▶ _Task directions_: Single out each line with the word "source" and copy it.

▶ _Available data_:
-------------------------
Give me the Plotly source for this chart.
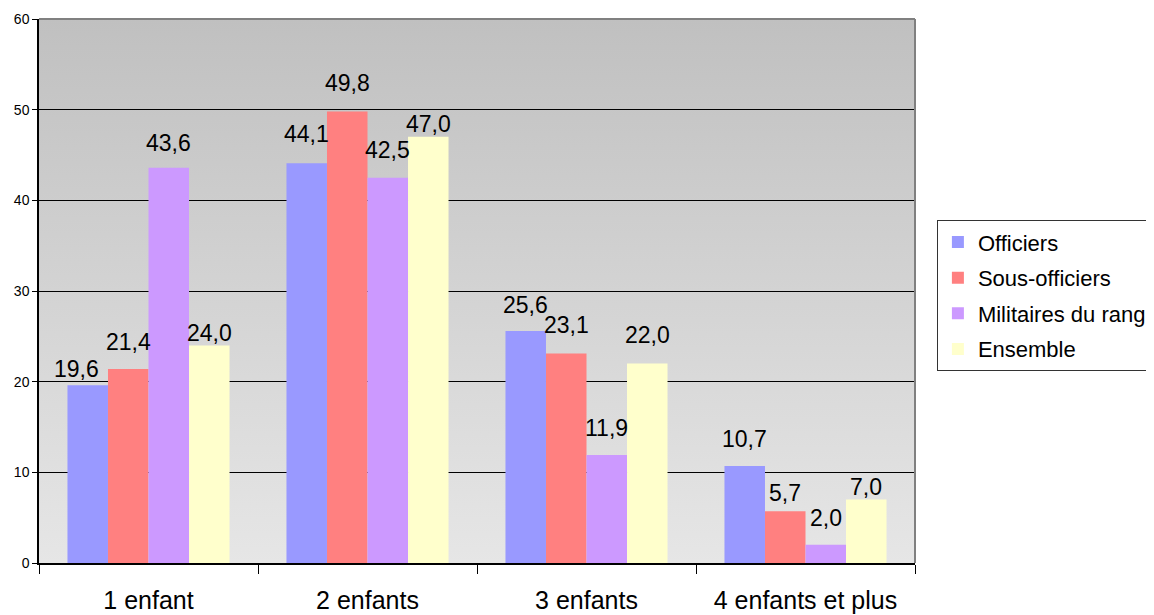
import base64
import plotly.graph_objects as go

categories = ["1 enfant", "2 enfants", "3 enfants", "4 enfants et plus"]
series_names = ["Officiers", "Sous-officiers", "Militaires du rang", "Ensemble"]
officiers = [19.6, 44.1, 25.6, 10.7]
sous_officiers = [21.4, 49.8, 23.1, 5.7]
militaires = [43.6, 42.5, 11.9, 2.0]
ensemble = [24.0, 47.0, 22.0, 7.0]
y_ticks = [0, 10, 20, 30, 40, 50, 60]

# ---- styles ----
colors = ["#9999FF", "#FF8080", "#CC99FF", "#FFFFCC"]
# gap (px) between bar top and label baseline, per series / category (as in the original)
label_gap = [[5, 18, 15, 16],
             [16, 17, 18, 7],
             [14, 17, 16, 16],
             [1, 2, 18, 2]]
label_dx = [[-11, 0, 0, 0], [0, 0, 0, 0], [0, 0, 0, 0], [0, 0, 0, 0]]
FONT = "Liberation Sans, Arial, sans-serif"
BARGAP = 0.26

all_values = [officiers, sous_officiers, militaires, ensemble]

fig = go.Figure()
for name, vals, col in zip(series_names, all_values, colors):
    fig.add_trace(go.Bar(
        name=name, x=categories, y=vals, marker=dict(color=col, line=dict(width=0)),
        legendgroup=name,
    ))

bar_w = (1 - BARGAP) / len(all_values)
annotations = []
for k, vals in enumerate(all_values):
    for i, v in enumerate(vals):
        annotations.append(dict(
            x=i + (k - (len(all_values) - 1) / 2) * bar_w, y=v, xref="x", yref="y",
            text=f"{v:.1f}".replace(".", ","), showarrow=False,
            yanchor="bottom", xanchor="center",
            yshift=label_gap[k][i] - 3, xshift=label_dx[k][i],
            font=dict(family=FONT, size=23, color="black"),
            borderpad=0,
        ))

svg = ('<svg xmlns="http://www.w3.org/2000/svg" width="10" height="100" preserveAspectRatio="none">'
       '<defs><linearGradient id="g" x1="0" y1="0" x2="0" y2="1">'
       '<stop offset="0" stop-color="#C0C0C0"/><stop offset="1" stop-color="#E6E6E6"/>'
       '</linearGradient></defs><rect width="10" height="100" fill="url(#g)"/></svg>')
src = "data:image/svg+xml;base64," + base64.b64encode(svg.encode()).decode()

fig.update_layout(
    width=1146, height=607,
    margin=dict(l=31, r=239, t=11, b=52, autoexpand=False),
    paper_bgcolor="white", plot_bgcolor="rgba(0,0,0,0)",
    separators=", ",
    barmode="group", bargap=BARGAP, bargroupgap=0,
    font=dict(family=FONT, color="black"),
    showlegend=True,
    legend=dict(
        x=1.025, y=0.63, xanchor="left", yanchor="top",
        bgcolor="white", bordercolor="#333333", borderwidth=1,
        font=dict(family=FONT, size=22, color="black"),
        itemwidth=30, tracegroupgap=4,
    ),
    annotations=annotations,
    images=[dict(source=src, xref="paper", yref="paper", x=0, y=1, sizex=1, sizey=1,
                 xanchor="left", yanchor="top", sizing="stretch", layer="below")],
    shapes=[
        dict(type="line", xref="paper", yref="paper", x0=0, x1=1, y0=1, y1=1,
             line=dict(color="#808080", width=2), layer="above"),
        dict(type="line", xref="paper", yref="paper", x0=1, x1=1, y0=0, y1=1,
             line=dict(color="#808080", width=2), layer="above"),
    ],
)
fig.update_yaxes(
    range=[0, 60], tickvals=y_ticks, showgrid=True, gridcolor="black", gridwidth=1,
    showline=True, linecolor="black", linewidth=1.5, ticks="outside", ticklen=5,
    tickcolor="black", tickfont=dict(family=FONT, size=14), zeroline=False,
)
fig.update_xaxes(
    showline=True, linecolor="black", linewidth=1.5, ticks="outside", ticklen=9,
    tickcolor="black", tickson="boundaries", tickfont=dict(family=FONT, size=25),
    ticklabelstandoff=14, showgrid=False,
)
fig.write_html("out.html")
-------------------------
▶ _Output for this exercise_:
Give me the Plotly source for this chart.
    images=[dict(source=src, xref="paper", yref="paper", x=0, y=1, sizex=1, sizey=1,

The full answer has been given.